Direction – In the data below, find every line with the string "this" and pull it out.

Items –

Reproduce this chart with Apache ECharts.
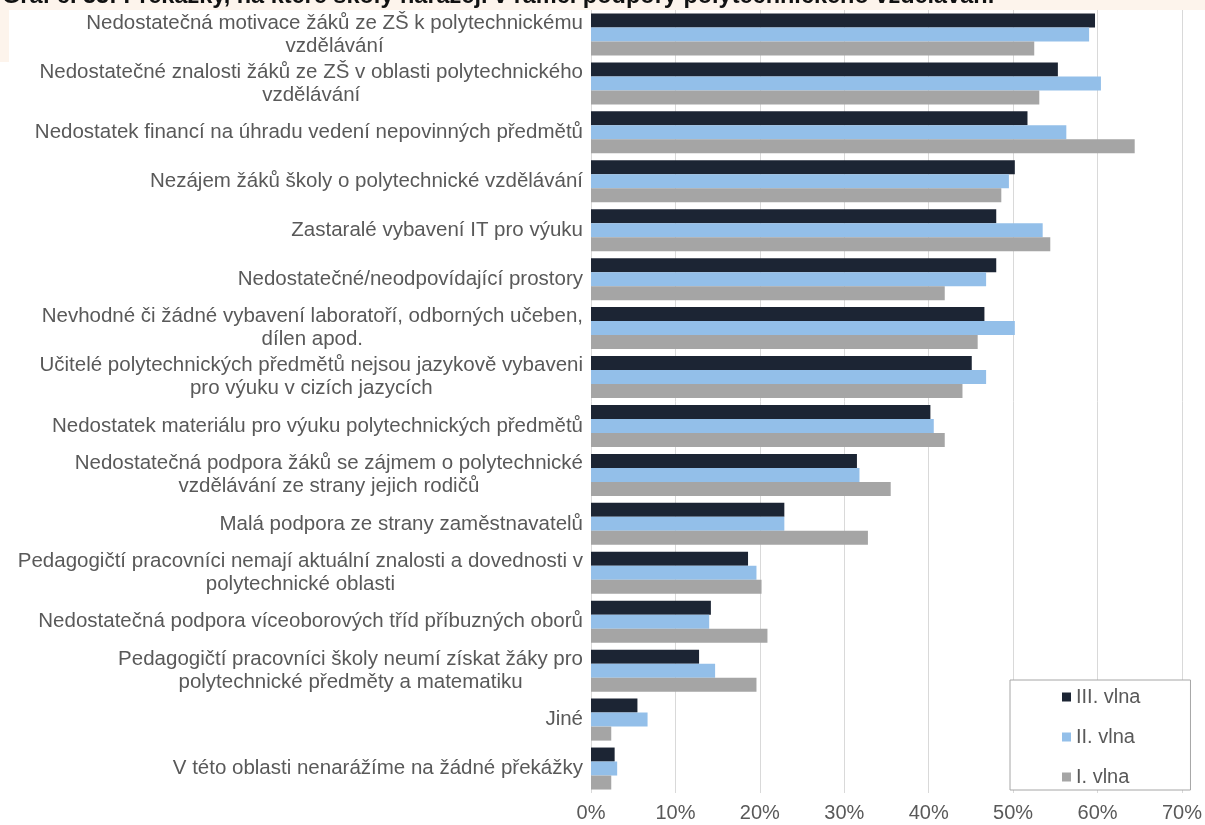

---

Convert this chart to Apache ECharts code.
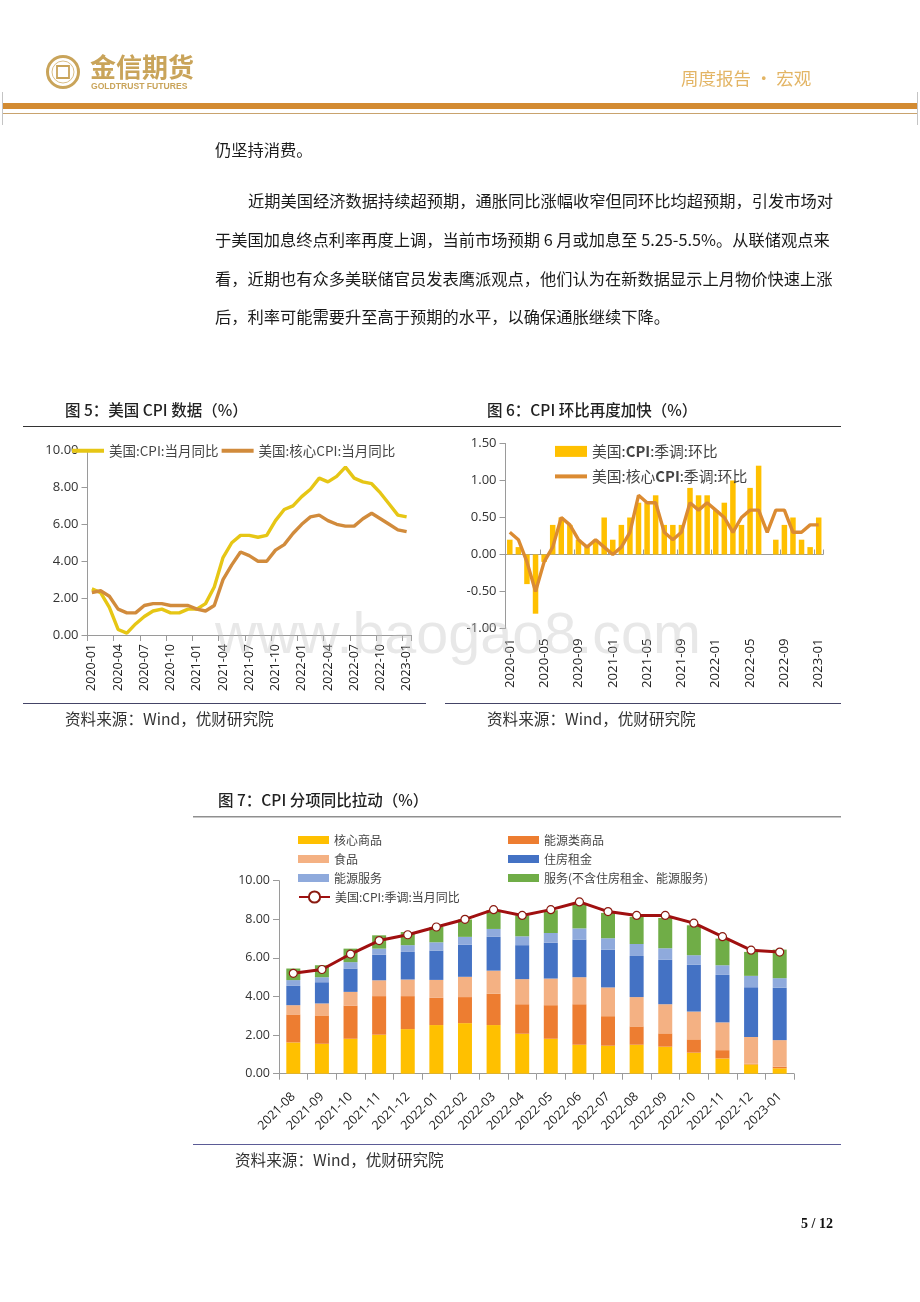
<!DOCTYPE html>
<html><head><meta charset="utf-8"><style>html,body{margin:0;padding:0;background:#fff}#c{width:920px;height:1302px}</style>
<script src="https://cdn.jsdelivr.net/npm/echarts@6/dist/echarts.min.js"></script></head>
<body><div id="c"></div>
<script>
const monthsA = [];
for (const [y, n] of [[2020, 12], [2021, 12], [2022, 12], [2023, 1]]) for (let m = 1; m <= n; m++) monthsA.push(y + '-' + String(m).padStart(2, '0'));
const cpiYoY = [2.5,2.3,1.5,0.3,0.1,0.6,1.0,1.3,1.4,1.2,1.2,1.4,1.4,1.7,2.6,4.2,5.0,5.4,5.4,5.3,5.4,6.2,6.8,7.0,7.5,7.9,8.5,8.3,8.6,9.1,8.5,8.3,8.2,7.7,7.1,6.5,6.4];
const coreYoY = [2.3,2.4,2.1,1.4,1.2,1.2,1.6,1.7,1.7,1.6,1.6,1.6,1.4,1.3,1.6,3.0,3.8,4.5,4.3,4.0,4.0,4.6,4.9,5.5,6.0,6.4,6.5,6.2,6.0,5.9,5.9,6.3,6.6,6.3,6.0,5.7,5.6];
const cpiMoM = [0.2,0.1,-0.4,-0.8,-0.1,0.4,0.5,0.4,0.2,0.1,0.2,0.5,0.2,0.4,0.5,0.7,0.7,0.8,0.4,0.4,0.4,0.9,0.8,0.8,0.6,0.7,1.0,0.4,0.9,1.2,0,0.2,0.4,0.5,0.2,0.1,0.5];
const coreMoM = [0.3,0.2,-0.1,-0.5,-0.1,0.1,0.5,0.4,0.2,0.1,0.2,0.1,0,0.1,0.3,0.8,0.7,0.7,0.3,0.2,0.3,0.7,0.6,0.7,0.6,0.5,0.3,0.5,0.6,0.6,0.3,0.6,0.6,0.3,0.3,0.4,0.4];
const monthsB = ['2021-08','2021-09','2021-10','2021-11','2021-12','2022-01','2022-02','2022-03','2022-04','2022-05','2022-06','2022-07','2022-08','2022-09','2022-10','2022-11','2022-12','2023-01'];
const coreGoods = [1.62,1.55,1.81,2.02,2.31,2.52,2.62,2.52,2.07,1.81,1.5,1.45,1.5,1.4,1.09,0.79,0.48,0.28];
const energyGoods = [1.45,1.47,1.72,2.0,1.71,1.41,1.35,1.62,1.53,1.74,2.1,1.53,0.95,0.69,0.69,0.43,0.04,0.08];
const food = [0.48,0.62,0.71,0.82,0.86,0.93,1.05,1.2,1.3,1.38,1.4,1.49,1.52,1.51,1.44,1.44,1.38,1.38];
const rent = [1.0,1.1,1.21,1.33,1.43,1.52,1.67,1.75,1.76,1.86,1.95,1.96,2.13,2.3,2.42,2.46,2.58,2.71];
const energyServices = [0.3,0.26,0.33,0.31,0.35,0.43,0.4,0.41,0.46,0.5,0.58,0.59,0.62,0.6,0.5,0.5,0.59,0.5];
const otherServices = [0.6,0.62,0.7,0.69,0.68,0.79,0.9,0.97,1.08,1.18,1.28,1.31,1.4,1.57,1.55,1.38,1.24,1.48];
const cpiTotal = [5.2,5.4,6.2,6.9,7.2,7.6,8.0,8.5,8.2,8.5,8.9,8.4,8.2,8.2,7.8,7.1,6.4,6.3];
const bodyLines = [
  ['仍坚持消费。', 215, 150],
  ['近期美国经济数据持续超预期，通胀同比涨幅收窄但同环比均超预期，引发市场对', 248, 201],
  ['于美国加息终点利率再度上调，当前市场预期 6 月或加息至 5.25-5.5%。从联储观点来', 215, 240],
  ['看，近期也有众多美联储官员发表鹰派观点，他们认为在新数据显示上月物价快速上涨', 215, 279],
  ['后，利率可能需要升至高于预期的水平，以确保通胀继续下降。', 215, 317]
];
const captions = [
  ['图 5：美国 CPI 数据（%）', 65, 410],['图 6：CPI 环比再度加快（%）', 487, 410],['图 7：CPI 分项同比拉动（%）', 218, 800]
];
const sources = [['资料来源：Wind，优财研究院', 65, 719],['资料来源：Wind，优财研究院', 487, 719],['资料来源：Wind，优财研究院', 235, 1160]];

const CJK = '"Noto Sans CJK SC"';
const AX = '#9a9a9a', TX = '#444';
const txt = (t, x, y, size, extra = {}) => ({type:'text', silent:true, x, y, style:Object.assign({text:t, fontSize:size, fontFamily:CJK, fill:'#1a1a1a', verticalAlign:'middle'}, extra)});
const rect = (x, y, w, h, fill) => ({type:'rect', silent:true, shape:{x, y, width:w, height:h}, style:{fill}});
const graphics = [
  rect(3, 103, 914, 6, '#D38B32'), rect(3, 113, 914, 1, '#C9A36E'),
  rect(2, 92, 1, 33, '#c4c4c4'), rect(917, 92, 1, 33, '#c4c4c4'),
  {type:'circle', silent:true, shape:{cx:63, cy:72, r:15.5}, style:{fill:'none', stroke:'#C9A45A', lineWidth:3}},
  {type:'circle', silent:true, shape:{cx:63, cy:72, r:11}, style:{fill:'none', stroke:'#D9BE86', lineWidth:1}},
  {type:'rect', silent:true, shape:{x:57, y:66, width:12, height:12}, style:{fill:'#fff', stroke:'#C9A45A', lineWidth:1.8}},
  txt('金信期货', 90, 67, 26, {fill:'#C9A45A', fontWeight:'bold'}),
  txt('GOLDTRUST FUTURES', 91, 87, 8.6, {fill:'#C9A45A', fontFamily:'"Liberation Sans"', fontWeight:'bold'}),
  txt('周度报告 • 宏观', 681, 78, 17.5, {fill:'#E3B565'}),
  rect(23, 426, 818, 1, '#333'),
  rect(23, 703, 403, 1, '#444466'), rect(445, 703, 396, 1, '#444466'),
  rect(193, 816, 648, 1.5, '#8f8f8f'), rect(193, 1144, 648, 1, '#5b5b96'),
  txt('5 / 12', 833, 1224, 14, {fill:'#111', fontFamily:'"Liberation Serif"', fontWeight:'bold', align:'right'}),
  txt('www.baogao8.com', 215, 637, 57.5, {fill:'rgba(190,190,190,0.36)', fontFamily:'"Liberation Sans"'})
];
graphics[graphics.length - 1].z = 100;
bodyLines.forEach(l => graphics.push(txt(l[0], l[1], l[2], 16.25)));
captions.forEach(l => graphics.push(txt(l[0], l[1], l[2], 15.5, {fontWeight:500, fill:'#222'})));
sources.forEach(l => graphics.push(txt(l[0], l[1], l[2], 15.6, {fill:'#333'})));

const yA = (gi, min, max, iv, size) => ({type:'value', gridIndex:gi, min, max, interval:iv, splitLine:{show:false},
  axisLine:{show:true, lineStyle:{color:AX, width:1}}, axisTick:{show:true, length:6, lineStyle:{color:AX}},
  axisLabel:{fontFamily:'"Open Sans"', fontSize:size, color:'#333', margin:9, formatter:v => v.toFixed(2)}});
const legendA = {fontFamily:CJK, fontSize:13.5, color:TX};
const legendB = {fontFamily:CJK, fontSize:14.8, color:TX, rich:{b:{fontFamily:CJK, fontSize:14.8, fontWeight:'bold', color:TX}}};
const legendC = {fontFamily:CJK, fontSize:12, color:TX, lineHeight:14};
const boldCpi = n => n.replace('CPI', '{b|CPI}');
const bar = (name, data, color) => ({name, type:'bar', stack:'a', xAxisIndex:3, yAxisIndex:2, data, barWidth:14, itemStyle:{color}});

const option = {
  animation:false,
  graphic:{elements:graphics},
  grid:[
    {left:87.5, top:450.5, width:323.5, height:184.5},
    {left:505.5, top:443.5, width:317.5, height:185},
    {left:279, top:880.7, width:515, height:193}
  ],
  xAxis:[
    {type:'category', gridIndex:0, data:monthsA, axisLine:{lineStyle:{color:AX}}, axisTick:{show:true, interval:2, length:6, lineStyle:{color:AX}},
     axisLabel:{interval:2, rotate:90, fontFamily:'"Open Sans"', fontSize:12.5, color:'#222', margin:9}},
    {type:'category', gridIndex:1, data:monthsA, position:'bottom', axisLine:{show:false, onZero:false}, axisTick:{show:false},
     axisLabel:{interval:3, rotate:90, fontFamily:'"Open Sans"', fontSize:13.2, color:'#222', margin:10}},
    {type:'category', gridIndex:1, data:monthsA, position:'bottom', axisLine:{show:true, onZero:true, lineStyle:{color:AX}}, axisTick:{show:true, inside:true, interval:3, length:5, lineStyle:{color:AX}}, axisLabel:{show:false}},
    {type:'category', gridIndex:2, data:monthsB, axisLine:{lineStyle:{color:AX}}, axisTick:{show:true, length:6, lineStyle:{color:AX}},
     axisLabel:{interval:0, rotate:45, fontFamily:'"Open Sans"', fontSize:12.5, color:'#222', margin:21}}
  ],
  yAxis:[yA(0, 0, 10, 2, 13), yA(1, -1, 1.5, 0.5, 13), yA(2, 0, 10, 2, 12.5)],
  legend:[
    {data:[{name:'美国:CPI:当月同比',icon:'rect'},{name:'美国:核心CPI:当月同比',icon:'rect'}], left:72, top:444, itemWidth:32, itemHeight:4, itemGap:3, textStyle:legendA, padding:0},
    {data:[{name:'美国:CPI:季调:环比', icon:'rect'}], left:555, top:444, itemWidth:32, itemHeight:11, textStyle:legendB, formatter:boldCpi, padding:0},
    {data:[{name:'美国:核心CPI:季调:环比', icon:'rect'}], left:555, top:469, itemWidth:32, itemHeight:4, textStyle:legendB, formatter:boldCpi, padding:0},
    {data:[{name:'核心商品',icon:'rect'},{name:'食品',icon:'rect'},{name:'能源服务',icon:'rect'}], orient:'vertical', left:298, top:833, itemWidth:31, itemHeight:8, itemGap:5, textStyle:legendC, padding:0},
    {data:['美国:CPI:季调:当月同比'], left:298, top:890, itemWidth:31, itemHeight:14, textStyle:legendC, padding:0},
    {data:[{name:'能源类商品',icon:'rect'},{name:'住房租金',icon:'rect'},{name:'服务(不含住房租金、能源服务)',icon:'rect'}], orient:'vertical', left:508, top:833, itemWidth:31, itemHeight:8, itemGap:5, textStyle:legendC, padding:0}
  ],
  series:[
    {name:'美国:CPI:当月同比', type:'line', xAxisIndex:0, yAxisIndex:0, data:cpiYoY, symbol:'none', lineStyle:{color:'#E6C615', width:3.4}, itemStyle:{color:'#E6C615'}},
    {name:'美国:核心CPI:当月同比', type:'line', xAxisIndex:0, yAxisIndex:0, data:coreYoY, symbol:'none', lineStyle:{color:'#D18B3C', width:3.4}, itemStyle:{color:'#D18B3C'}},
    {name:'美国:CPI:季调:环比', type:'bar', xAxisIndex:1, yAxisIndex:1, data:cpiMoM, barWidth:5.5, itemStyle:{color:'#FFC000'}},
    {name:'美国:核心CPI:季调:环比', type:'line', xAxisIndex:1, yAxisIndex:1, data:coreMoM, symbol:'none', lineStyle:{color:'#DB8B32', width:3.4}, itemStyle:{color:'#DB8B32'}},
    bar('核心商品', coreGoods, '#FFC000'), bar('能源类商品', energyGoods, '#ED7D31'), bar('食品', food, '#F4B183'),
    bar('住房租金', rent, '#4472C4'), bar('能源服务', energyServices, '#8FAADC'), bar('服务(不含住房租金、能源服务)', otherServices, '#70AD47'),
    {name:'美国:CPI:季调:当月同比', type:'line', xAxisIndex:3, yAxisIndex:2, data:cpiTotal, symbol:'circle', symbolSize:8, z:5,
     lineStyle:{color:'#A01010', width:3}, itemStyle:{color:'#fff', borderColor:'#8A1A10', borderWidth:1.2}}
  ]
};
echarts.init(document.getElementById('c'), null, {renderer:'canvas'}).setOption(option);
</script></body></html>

Exercise answer –
Reproduce this chart with Apache ECharts.
Convert this chart to Apache ECharts code.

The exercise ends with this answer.